Regularity properties of energy densities on the Sierpinski gasket
Masanori Hino, Kanji Inui, Kohei Nitta
TL;DR
This work investigates smoothness properties of energy densities $\frac{d\nu_h}{d\nu}$ for harmonic functions on the $N$-dimensional Sierpinski gasket with the Kusuoka measure $\nu$. By combining direct arguments, random-matrix product estimates, and invariant-cone/Hilbert-metric techniques, the authors show that, for nonconstant $h$, the density is almost surely discontinuous with respect to $\nu$ on a $\nu$-null set, while a natural edge-restricted derivative $\delta\nu_h/\delta\nu$ is Hölder continuous on each edge, and, for $N=2,3$, extends to every point on an edge with Hölder continuity. The results provide a refined edgewise regularity that complements the global irregularity of energy densities, offering a concrete step toward a first-order calculus on fractals.
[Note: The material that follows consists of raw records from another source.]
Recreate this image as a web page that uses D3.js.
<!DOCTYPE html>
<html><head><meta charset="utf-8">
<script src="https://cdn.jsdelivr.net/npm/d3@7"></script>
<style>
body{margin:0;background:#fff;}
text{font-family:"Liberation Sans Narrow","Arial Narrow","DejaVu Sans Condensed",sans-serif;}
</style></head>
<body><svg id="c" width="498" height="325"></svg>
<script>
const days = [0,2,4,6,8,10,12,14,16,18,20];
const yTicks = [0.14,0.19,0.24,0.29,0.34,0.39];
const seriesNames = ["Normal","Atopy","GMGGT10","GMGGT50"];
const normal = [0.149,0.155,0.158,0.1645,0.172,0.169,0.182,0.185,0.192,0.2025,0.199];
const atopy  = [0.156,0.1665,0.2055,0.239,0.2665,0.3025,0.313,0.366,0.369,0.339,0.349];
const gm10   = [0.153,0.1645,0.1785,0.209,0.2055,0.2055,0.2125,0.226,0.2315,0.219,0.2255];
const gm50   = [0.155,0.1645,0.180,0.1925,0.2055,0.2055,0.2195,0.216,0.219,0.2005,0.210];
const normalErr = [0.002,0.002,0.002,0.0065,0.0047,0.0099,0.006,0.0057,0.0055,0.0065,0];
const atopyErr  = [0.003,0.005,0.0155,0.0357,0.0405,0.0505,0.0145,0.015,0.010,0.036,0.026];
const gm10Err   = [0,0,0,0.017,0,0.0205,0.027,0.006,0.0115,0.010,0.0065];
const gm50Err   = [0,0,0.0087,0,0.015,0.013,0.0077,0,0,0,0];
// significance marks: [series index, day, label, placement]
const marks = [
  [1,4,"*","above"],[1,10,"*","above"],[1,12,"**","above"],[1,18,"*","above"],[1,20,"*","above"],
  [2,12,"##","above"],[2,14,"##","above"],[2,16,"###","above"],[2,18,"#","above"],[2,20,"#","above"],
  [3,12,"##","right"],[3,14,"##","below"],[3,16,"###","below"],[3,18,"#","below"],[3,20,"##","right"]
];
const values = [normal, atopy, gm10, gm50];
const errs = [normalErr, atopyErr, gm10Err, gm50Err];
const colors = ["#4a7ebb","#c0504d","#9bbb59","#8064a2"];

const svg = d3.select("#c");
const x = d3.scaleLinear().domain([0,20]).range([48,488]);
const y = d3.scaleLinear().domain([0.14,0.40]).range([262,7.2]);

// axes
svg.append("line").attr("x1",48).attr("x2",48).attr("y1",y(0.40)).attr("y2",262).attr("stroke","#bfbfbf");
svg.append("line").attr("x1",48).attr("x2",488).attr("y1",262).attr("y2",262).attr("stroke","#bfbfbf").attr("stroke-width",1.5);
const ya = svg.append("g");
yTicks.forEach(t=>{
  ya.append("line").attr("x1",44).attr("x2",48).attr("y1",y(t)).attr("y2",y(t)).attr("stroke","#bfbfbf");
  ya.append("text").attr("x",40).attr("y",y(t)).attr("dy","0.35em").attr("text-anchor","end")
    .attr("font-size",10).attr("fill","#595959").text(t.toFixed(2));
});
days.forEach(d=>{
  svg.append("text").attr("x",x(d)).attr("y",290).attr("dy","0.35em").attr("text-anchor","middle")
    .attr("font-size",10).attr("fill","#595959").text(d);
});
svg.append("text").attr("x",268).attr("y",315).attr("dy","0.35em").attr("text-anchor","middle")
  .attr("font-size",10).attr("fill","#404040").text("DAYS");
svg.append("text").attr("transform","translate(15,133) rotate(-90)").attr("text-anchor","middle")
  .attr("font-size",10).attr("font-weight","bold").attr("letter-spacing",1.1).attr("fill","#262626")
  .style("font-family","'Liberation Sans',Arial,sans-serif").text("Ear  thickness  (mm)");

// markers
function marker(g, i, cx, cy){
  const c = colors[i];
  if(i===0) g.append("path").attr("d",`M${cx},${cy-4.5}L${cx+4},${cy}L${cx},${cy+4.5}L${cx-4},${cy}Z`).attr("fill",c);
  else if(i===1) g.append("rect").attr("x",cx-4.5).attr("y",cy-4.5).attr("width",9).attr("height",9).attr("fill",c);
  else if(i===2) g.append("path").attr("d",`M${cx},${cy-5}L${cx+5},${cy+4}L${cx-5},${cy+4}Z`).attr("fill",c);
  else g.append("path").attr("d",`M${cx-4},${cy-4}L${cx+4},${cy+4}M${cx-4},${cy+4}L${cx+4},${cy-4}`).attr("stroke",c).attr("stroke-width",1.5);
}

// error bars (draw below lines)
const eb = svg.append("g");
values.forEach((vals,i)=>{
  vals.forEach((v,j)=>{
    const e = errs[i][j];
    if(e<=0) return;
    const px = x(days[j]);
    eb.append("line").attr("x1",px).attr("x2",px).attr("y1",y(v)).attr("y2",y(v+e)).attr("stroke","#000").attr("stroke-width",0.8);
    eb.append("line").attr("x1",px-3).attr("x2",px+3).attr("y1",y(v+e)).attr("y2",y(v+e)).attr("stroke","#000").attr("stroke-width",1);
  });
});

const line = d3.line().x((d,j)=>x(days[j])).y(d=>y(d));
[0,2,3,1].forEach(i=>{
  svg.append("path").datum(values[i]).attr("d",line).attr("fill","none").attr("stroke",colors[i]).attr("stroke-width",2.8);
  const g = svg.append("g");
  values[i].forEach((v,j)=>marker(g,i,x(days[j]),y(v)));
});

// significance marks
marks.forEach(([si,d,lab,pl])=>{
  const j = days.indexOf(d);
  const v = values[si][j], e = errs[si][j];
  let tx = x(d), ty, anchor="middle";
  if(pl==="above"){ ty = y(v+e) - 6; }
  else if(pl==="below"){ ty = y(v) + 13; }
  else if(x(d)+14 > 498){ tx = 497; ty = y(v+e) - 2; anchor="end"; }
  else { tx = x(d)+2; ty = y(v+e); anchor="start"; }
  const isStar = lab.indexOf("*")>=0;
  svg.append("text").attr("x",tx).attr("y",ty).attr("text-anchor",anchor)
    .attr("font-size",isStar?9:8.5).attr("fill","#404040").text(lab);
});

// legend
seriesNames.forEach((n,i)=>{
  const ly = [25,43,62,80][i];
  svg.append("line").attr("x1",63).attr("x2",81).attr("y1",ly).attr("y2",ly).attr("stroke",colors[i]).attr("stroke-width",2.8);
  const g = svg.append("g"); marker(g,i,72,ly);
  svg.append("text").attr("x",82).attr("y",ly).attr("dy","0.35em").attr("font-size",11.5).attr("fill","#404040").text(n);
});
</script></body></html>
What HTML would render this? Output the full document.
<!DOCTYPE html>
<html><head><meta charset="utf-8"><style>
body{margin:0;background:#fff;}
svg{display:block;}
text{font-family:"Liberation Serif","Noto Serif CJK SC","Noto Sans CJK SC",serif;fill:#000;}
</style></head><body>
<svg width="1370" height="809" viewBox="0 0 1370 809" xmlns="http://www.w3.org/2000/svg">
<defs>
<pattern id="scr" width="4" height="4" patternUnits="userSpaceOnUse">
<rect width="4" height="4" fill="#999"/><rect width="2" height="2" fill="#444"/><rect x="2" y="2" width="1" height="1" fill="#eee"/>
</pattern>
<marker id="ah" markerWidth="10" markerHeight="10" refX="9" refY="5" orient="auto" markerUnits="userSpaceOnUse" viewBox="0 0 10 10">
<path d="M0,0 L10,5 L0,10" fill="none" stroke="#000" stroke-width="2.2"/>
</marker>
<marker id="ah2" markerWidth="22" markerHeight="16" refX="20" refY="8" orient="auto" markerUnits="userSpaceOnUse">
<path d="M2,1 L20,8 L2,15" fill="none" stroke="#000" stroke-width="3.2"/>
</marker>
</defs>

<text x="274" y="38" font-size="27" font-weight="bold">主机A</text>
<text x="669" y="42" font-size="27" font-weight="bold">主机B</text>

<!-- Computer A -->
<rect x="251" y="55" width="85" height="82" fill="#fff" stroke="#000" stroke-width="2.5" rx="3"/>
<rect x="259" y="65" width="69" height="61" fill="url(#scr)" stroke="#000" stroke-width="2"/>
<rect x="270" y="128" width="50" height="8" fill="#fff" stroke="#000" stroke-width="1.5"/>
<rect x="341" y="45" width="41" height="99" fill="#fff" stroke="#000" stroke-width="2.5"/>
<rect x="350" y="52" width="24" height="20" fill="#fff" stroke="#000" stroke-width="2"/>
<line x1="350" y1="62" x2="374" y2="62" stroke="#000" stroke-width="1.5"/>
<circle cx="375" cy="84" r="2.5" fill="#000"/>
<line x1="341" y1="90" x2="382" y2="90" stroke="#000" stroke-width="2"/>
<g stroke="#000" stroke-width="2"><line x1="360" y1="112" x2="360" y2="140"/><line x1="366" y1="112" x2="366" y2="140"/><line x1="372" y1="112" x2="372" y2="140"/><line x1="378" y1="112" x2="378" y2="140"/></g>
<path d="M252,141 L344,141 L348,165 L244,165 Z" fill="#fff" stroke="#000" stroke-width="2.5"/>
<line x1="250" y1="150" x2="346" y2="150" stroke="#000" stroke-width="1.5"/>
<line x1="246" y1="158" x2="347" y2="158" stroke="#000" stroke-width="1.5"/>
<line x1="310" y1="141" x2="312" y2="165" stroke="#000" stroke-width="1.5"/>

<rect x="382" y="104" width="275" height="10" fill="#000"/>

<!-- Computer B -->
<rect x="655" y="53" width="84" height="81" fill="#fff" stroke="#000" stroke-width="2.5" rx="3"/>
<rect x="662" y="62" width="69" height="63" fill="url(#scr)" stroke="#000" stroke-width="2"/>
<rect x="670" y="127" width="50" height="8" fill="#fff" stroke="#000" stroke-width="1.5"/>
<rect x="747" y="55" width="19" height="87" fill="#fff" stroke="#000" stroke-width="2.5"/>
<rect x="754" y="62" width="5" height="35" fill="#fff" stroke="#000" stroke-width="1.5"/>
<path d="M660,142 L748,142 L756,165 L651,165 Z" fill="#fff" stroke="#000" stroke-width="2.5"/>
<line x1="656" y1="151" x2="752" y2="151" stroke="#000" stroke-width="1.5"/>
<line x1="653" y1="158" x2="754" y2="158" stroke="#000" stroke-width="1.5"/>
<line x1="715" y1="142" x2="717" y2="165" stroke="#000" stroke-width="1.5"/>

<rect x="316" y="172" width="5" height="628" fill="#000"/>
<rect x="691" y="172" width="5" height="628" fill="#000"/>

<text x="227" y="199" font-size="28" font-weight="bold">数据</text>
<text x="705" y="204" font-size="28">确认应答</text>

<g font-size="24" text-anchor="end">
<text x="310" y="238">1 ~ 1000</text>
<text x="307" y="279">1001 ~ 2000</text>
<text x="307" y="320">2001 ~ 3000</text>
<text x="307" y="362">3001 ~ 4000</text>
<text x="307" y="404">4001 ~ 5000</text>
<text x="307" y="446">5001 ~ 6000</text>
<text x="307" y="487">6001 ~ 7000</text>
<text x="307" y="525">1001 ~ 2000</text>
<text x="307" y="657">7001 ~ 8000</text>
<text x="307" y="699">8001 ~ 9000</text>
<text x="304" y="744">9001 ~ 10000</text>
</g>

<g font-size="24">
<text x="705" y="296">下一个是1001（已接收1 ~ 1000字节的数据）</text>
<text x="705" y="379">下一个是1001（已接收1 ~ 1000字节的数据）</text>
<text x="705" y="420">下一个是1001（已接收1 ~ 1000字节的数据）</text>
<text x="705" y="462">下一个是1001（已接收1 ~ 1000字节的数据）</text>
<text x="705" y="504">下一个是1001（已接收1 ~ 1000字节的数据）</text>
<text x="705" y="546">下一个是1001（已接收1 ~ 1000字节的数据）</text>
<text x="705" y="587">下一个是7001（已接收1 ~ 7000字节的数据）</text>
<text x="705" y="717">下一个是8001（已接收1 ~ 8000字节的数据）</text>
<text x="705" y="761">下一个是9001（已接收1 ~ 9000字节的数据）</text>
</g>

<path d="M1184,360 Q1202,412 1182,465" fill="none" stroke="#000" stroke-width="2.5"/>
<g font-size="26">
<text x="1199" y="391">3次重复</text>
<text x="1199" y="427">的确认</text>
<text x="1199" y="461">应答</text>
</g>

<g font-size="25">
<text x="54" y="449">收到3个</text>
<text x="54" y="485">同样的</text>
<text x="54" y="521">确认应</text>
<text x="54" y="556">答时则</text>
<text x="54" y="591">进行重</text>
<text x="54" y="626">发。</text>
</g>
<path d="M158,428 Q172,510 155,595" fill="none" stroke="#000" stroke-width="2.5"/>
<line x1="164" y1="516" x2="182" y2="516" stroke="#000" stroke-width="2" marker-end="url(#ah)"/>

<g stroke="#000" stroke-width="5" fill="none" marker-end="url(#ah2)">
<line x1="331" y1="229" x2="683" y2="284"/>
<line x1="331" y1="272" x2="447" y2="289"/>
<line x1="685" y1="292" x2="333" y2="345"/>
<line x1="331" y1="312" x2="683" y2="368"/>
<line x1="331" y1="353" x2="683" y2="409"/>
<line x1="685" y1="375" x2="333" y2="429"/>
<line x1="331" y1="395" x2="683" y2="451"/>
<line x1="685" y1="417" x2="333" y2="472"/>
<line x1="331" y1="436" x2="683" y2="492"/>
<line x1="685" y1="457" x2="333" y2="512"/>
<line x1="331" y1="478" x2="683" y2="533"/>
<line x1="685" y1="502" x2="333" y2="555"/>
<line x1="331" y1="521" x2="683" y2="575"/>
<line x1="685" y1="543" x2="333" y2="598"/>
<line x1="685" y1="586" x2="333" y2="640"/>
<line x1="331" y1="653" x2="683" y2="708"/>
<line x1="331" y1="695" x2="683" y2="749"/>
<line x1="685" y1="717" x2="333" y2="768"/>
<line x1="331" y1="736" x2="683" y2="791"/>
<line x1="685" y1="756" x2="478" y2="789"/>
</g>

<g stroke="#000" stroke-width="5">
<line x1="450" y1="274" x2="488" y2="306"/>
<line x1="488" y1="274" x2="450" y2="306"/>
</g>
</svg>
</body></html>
The methods yield new insights into gradient-like structures in measurable Riemannian settings and could inform broader analyses of fractal Dirichlet forms and their analytic/differential structure.
Abstract
We investigate the regularity properties of energy densities associated with harmonic functions on the Sierpinski gasket with respect to the Kusuoka measure. While energy measures themselves have been extensively studied in the framework of analysis on fractals, the fine pointwise behavior of their densities has remained less well understood. We prove that the density of the energy measure of a nonconstant harmonic function is almost everywhere discontinuous, whereas it is Hölder continuous when restricted to each one-dimensional edge of the gasket.